REQUIRED WORK:
Set the listing down again exactly, please, apart from its pictures.

SUPPLIED MATERIAL:
>>>

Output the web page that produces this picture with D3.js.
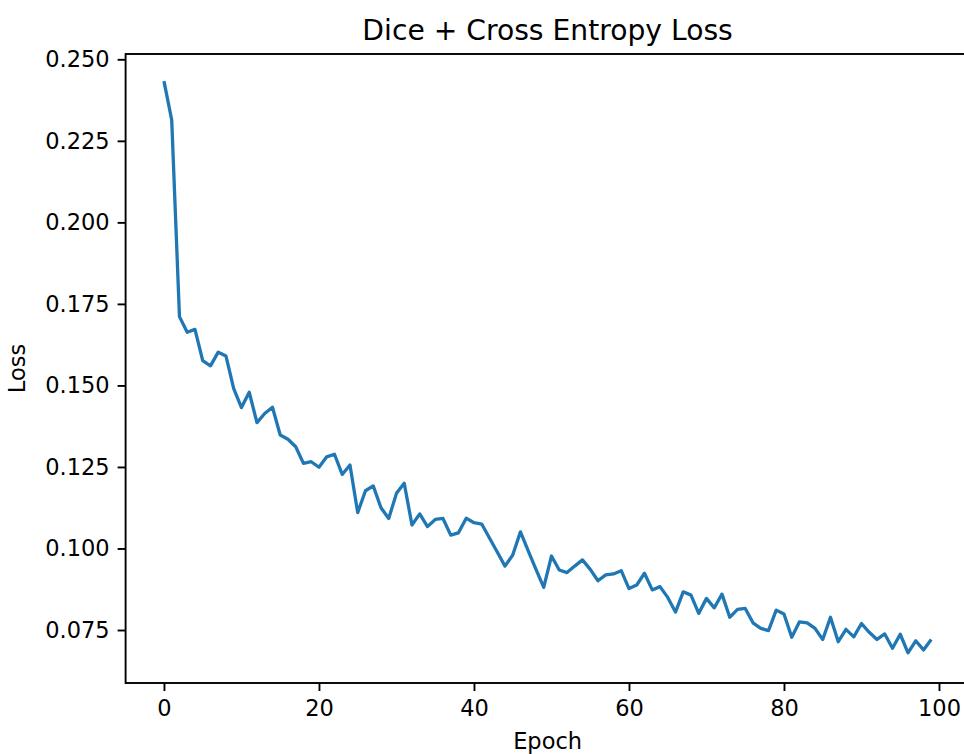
<!DOCTYPE html>
<html>
<head>
<meta charset="utf-8">
<script src="https://cdn.jsdelivr.net/npm/d3@7"></script>
<style>
  html, body { margin: 0; padding: 0; background: #fff; }
  svg { display: block; }
  text { font-family: "DejaVu Sans", sans-serif; fill: #000; }
</style>
</head>
<body>
<svg id="chart" width="964" height="754"></svg>
<script>
const epochs = d3.range(0, 100);
const lossValues = [
  0.2433, 0.2314, 0.1711, 0.1663, 0.1672, 0.1576, 0.1560, 0.1602, 0.1590, 0.1490,
  0.1432, 0.1479, 0.1386, 0.1414, 0.1433, 0.1348, 0.1335, 0.1312, 0.1261, 0.1266,
  0.1249, 0.1281, 0.1289, 0.1227, 0.1256, 0.1110, 0.1177, 0.1192, 0.1125, 0.1092,
  0.1169, 0.1200, 0.1072, 0.1106, 0.1067, 0.1089, 0.1092, 0.1041, 0.1048, 0.1093,
  0.1079, 0.1075, 0.1032, 0.0989, 0.0946, 0.0980, 0.1051, 0.0993, 0.0936, 0.0881,
  0.0977, 0.0934, 0.0926, 0.0946, 0.0965, 0.0936, 0.0901, 0.0919, 0.0922, 0.0932,
  0.0877, 0.0888, 0.0924, 0.0873, 0.0883, 0.0850, 0.0805, 0.0867, 0.0857, 0.0801,
  0.0847, 0.0818, 0.0860, 0.0789, 0.0813, 0.0816, 0.0772, 0.0755, 0.0748, 0.0811,
  0.0799, 0.0728, 0.0775, 0.0772, 0.0755, 0.0721, 0.0789, 0.0714, 0.0752, 0.0729,
  0.0770, 0.0743, 0.0721, 0.0738, 0.0694, 0.0737, 0.0680, 0.0717, 0.0689, 0.0721
];
const xTicks = [0, 20, 40, 60, 80, 100];
const yTicks = [0.075, 0.100, 0.125, 0.150, 0.175, 0.200, 0.225, 0.250];
const titleText = "Dice + Cross Entropy Loss";
const xLabel = "Epoch";
const yLabel = "Loss";

const svg = d3.select("#chart");
const plot = { left: 125.6, right: 969.6, top: 54, bottom: 683 };

const x = d3.scaleLinear().domain([-4.95, 103.95]).range([plot.left, plot.right]);
const y = d3.scaleLinear().domain([0.05875, 0.25163]).range([plot.bottom, plot.top]);

const tickFont = 22.5;
const tickLen = 8;
const axisColor = "#000";

// line
const line = d3.line().x((d, i) => x(epochs[i])).y(d => y(d));
svg.append("path")
  .datum(lossValues)
  .attr("d", line)
  .attr("fill", "none")
  .attr("stroke", "#1f77b4")
  .attr("stroke-width", 3.3)
  .attr("stroke-linejoin", "round")
  .attr("stroke-linecap", "butt");

// axes
const xAxis = d3.axisBottom(x).tickValues(xTicks).tickSize(tickLen).tickPadding(8).tickFormat(d3.format("d"));
const yAxis = d3.axisLeft(y).tickValues(yTicks).tickSize(tickLen).tickPadding(8).tickFormat(d3.format(".3f"));

const gx = svg.append("g").attr("transform", `translate(0,${plot.bottom})`).call(xAxis);
const gy = svg.append("g").attr("transform", `translate(${plot.left},0)`).call(yAxis);

[gx, gy].forEach(g => {
  g.select(".domain").remove();
  g.selectAll(".tick line").attr("stroke", axisColor).attr("stroke-width", 1.9);
  g.selectAll(".tick text")
    .attr("font-family", "DejaVu Sans, sans-serif")
    .attr("font-size", tickFont)
    .attr("fill", "#000");
});
gx.selectAll(".tick text").attr("dy", "0.76em");

// spines
svg.append("rect")
  .attr("x", plot.left).attr("y", plot.top)
  .attr("width", plot.right - plot.left).attr("height", plot.bottom - plot.top)
  .attr("fill", "none").attr("stroke", axisColor).attr("stroke-width", 1.9);

// title
svg.append("text")
  .attr("x", (plot.left + plot.right) / 2)
  .attr("y", 40)
  .attr("text-anchor", "middle")
  .attr("font-size", 28.2)
  .text(titleText);

// axis labels
svg.append("text")
  .attr("x", (plot.left + plot.right) / 2)
  .attr("y", 749)
  .attr("text-anchor", "middle")
  .attr("font-size", tickFont)
  .text(xLabel);

svg.append("text")
  .attr("transform", `translate(25,${(plot.top + plot.bottom) / 2}) rotate(-90)`)
  .attr("text-anchor", "middle")
  .attr("font-size", tickFont)
  .text(yLabel);
</script>
</body>
</html>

<<<

RESULT OF THE TASK:
Output the web page that produces this picture with D3.js.
<!DOCTYPE html>
<html>
<head>
<meta charset="utf-8">
<script src="https://cdn.jsdelivr.net/npm/d3@7"></script>
<style>
  html, body { margin: 0; padding: 0; background: #fff; }
  svg { display: block; }
  text { font-family: "DejaVu Sans", sans-serif; fill: #000; }
</style>
</head>
<body>
<svg id="chart" width="964" height="754"></svg>
<script>
const epochs = d3.range(0, 100);
const lossValues = [
  0.2433, 0.2314, 0.1711, 0.1663, 0.1672, 0.1576, 0.1560, 0.1602, 0.1590, 0.1490,
  0.1432, 0.1479, 0.1386, 0.1414, 0.1433, 0.1348, 0.1335, 0.1312, 0.1261, 0.1266,
  0.1249, 0.1281, 0.1289, 0.1227, 0.1256, 0.1110, 0.1177, 0.1192, 0.1125, 0.1092,
  0.1169, 0.1200, 0.1072, 0.1106, 0.1067, 0.1089, 0.1092, 0.1041, 0.1048, 0.1093,
  0.1079, 0.1075, 0.1032, 0.0989, 0.0946, 0.0980, 0.1051, 0.0993, 0.0936, 0.0881,
  0.0977, 0.0934, 0.0926, 0.0946, 0.0965, 0.0936, 0.0901, 0.0919, 0.0922, 0.0932,
  0.0877, 0.0888, 0.0924, 0.0873, 0.0883, 0.0850, 0.0805, 0.0867, 0.0857, 0.0801,
  0.0847, 0.0818, 0.0860, 0.0789, 0.0813, 0.0816, 0.0772, 0.0755, 0.0748, 0.0811,
  0.0799, 0.0728, 0.0775, 0.0772, 0.0755, 0.0721, 0.0789, 0.0714, 0.0752, 0.0729,
  0.0770, 0.0743, 0.0721, 0.0738, 0.0694, 0.0737, 0.0680, 0.0717, 0.0689, 0.0721
];
const xTicks = [0, 20, 40, 60, 80, 100];
const yTicks = [0.075, 0.100, 0.125, 0.150, 0.175, 0.200, 0.225, 0.250];
const titleText = "Dice + Cross Entropy Loss";
const xLabel = "Epoch";
const yLabel = "Loss";

const svg = d3.select("#chart");
const plot = { left: 125.6, right: 969.6, top: 54, bottom: 683 };

const x = d3.scaleLinear().domain([-4.95, 103.95]).range([plot.left, plot.right]);
const y = d3.scaleLinear().domain([0.05875, 0.25163]).range([plot.bottom, plot.top]);

const tickFont = 22.5;
const tickLen = 8;
const axisColor = "#000";

// line
const line = d3.line().x((d, i) => x(epochs[i])).y(d => y(d));
svg.append("path")
  .datum(lossValues)
  .attr("d", line)
  .attr("fill", "none")
  .attr("stroke", "#1f77b4")
  .attr("stroke-width", 3.3)
  .attr("stroke-linejoin", "round")
  .attr("stroke-linecap", "butt");

// axes
const xAxis = d3.axisBottom(x).tickValues(xTicks).tickSize(tickLen).tickPadding(8).tickFormat(d3.format("d"));
const yAxis = d3.axisLeft(y).tickValues(yTicks).tickSize(tickLen).tickPadding(8).tickFormat(d3.format(".3f"));

const gx = svg.append("g").attr("transform", `translate(0,${plot.bottom})`).call(xAxis);
const gy = svg.append("g").attr("transform", `translate(${plot.left},0)`).call(yAxis);

[gx, gy].forEach(g => {
  g.select(".domain").remove();
  g.selectAll(".tick line").attr("stroke", axisColor).attr("stroke-width", 1.9);
  g.selectAll(".tick text")
    .attr("font-family", "DejaVu Sans, sans-serif")
    .attr("font-size", tickFont)
    .attr("fill", "#000");
});
gx.selectAll(".tick text").attr("dy", "0.76em");

// spines
svg.append("rect")
  .attr("x", plot.left).attr("y", plot.top)
  .attr("width", plot.right - plot.left).attr("height", plot.bottom - plot.top)
  .attr("fill", "none").attr("stroke", axisColor).attr("stroke-width", 1.9);

// title
svg.append("text")
  .attr("x", (plot.left + plot.right) / 2)
  .attr("y", 40)
  .attr("text-anchor", "middle")
  .attr("font-size", 28.2)
  .text(titleText);

// axis labels
svg.append("text")
  .attr("x", (plot.left + plot.right) / 2)
  .attr("y", 749)
  .attr("text-anchor", "middle")
  .attr("font-size", tickFont)
  .text(xLabel);

svg.append("text")
  .attr("transform", `translate(25,${(plot.top + plot.bottom) / 2}) rotate(-90)`)
  .attr("text-anchor", "middle")
  .attr("font-size", tickFont)
  .text(yLabel);
</script>
</body>
</html>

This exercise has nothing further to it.